When I read that the Nevada Governor Sandoval vetoed an increase in minimum wage from $7.25 to $12, I was dismayed. Once again we have marginalized the needs of the working poor. 

Why do we prefer to honor the outlandish desires of CEOs and their corporations, the true welfare queens? It’s to our own detriment.

Maintaining the current minimum wage exacerbates the enormous social issues. Many work two or three jobs to make ends meet — too many hours to be home with their families. We now have a subculture of latchkey children, and children who are institutionalized in schools and after-school programs for as much as 11 hours a day. These children often don’t benefit from family outings, have no idea nature is just a few miles away, and, ironically, McDonald’s is their go-to for a meal. For them there is no vision of what the world offers. Our country is not only creating poverty, but failing those impacted by poverty.
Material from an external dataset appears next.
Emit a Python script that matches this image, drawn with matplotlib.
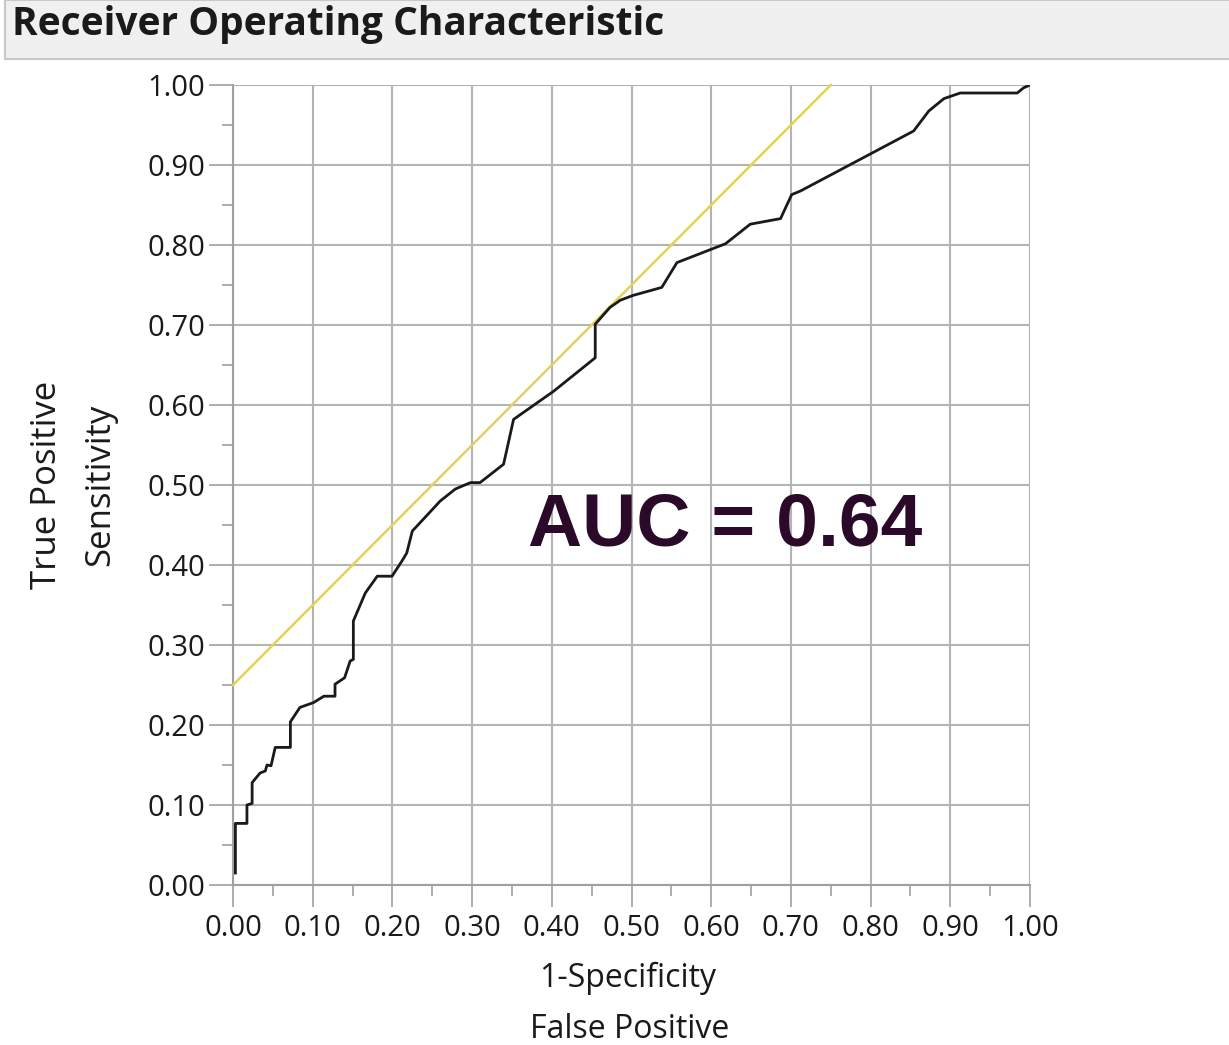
import matplotlib
matplotlib.use("Agg")
import matplotlib.pyplot as plt
from matplotlib.patches import Rectangle
from matplotlib.ticker import MultipleLocator, FormatStrFormatter

# ROC curve points (1-specificity, sensitivity)
fpr = [0.003, 0.003, 0.0175, 0.0175, 0.024, 0.024, 0.034, 0.0405, 0.0427, 0.0477,
       0.053, 0.072, 0.072, 0.084, 0.101, 0.114, 0.128, 0.128, 0.140, 0.147,
       0.151, 0.151, 0.166, 0.181, 0.1995, 0.212, 0.218, 0.225, 0.233, 0.260,
       0.279, 0.298, 0.310, 0.3395, 0.346, 0.352, 0.402, 0.4545, 0.4545, 0.473,
       0.486, 0.502, 0.538, 0.557, 0.618, 0.649, 0.687, 0.701, 0.712, 0.854,
       0.873, 0.892, 0.9125, 0.984, 0.992, 1.0]
tpr = [0.015, 0.077, 0.077, 0.100, 0.102, 0.128, 0.140, 0.1425, 0.150, 0.149,
       0.172, 0.172, 0.204, 0.222, 0.228, 0.236, 0.236, 0.251, 0.259, 0.280,
       0.282, 0.330, 0.365, 0.386, 0.386, 0.405, 0.415, 0.4425, 0.451, 0.480,
       0.495, 0.503, 0.503, 0.526, 0.555, 0.582, 0.617, 0.659, 0.701, 0.722,
       0.731, 0.737, 0.747, 0.778, 0.8016, 0.826, 0.833, 0.863, 0.8675, 0.9425,
       0.9675, 0.983, 0.990, 0.990, 0.9965, 1.0]

# tangent reference line (slope 1)
ref_x = [0.0, 0.75]
ref_y = [0.25, 1.0]

auc = 0.64

W, H = 1229, 1045
fig = plt.figure(figsize=(W / 100, H / 100), dpi=100)
font = "Open Sans"

# header bar
fig.patches.append(Rectangle((5 / W, 1 - 59 / H), 1, 59 / H, transform=fig.transFigure,
                             facecolor="#f0f0f0", edgecolor="#c8c8c8", linewidth=1.5))
fig.text(12 / W, 1 - 25 / H, "Receiver Operating Characteristic", family=font,
         fontweight="bold", fontsize=28, color="#1a1a1a", va="center", ha="left")

ax = fig.add_axes([233 / W, 1 - 885 / H, 797 / W, 800 / H])
ax.set_xlim(0, 1)
ax.set_ylim(0, 1)

ax.plot(ref_x, ref_y, color="#ddd55a", lw=1.8, zorder=3, clip_on=False)
ax.plot(fpr, tpr, color="#1a1a1a", lw=2.0, zorder=4)

ax.text(725 / W, 1 - 526 / H, f"AUC = {auc:.2f}", transform=fig.transFigure,
        family="Liberation Sans", fontweight="bold", fontsize=54, color="#2a0a28",
        ha="center", va="center", zorder=5)

ax.xaxis.set_major_locator(MultipleLocator(0.1))
ax.xaxis.set_minor_locator(MultipleLocator(0.05))
ax.yaxis.set_major_locator(MultipleLocator(0.1))
ax.yaxis.set_minor_locator(MultipleLocator(0.05))
ax.xaxis.set_major_formatter(FormatStrFormatter("%.2f"))
ax.yaxis.set_major_formatter(FormatStrFormatter("%.2f"))

ax.grid(True, which="major", color="#b4b4b4", lw=1.5)
ax.set_axisbelow(True)
for side in ["top", "right"]:
    ax.spines[side].set_visible(False)
for side in ["left", "bottom"]:
    ax.spines[side].set_color("#a0a0a0")
    ax.spines[side].set_linewidth(1.5)

ax.tick_params(which="major", length=16, width=1.2, color="#a0a0a0",
               labelsize=21, labelcolor="#1a1a1a", pad=5)
ax.tick_params(which="minor", length=8, width=1.2, color="#a0a0a0")
ax.tick_params(axis="y", which="major", length=17, pad=3)
for lab in ax.get_xticklabels() + ax.get_yticklabels():
    lab.set_family(font)

fig.text(628 / W, 1 - 978 / H, "1-Specificity", family=font, fontsize=23,
         color="#1a1a1a", ha="center", va="center")
fig.text(630 / W, 1 - 1029 / H, "False Positive", family=font, fontsize=23,
         color="#1a1a1a", ha="center", va="center")
fig.text(47 / W, 1 - 485 / H, "True Positive", family=font, fontsize=25,
         color="#1a1a1a", ha="center", va="center", rotation=90)
fig.text(100 / W, 1 - 485 / H, "Sensitivity", family=font, fontsize=25,
         color="#1a1a1a", ha="center", va="center", rotation=90)

fig.savefig("out.png", dpi=100, facecolor="white")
It maybe argued this is how a capitalist society works, but other developed nations haven’t allowed such a huge divide between classes to be created. Come November I will vote for a person who realizes how important it is to increase the minimum wage to a living wage. I will vote for someone who appreciates the cold-hearted disparity between the top 1 percent and the less fortunate.

I am not a socialist. I am a citizen who realizes with a bit of American ingenuity we can fix this disgrace.

*Valerie Truce, M.Ed., is a Reno resident.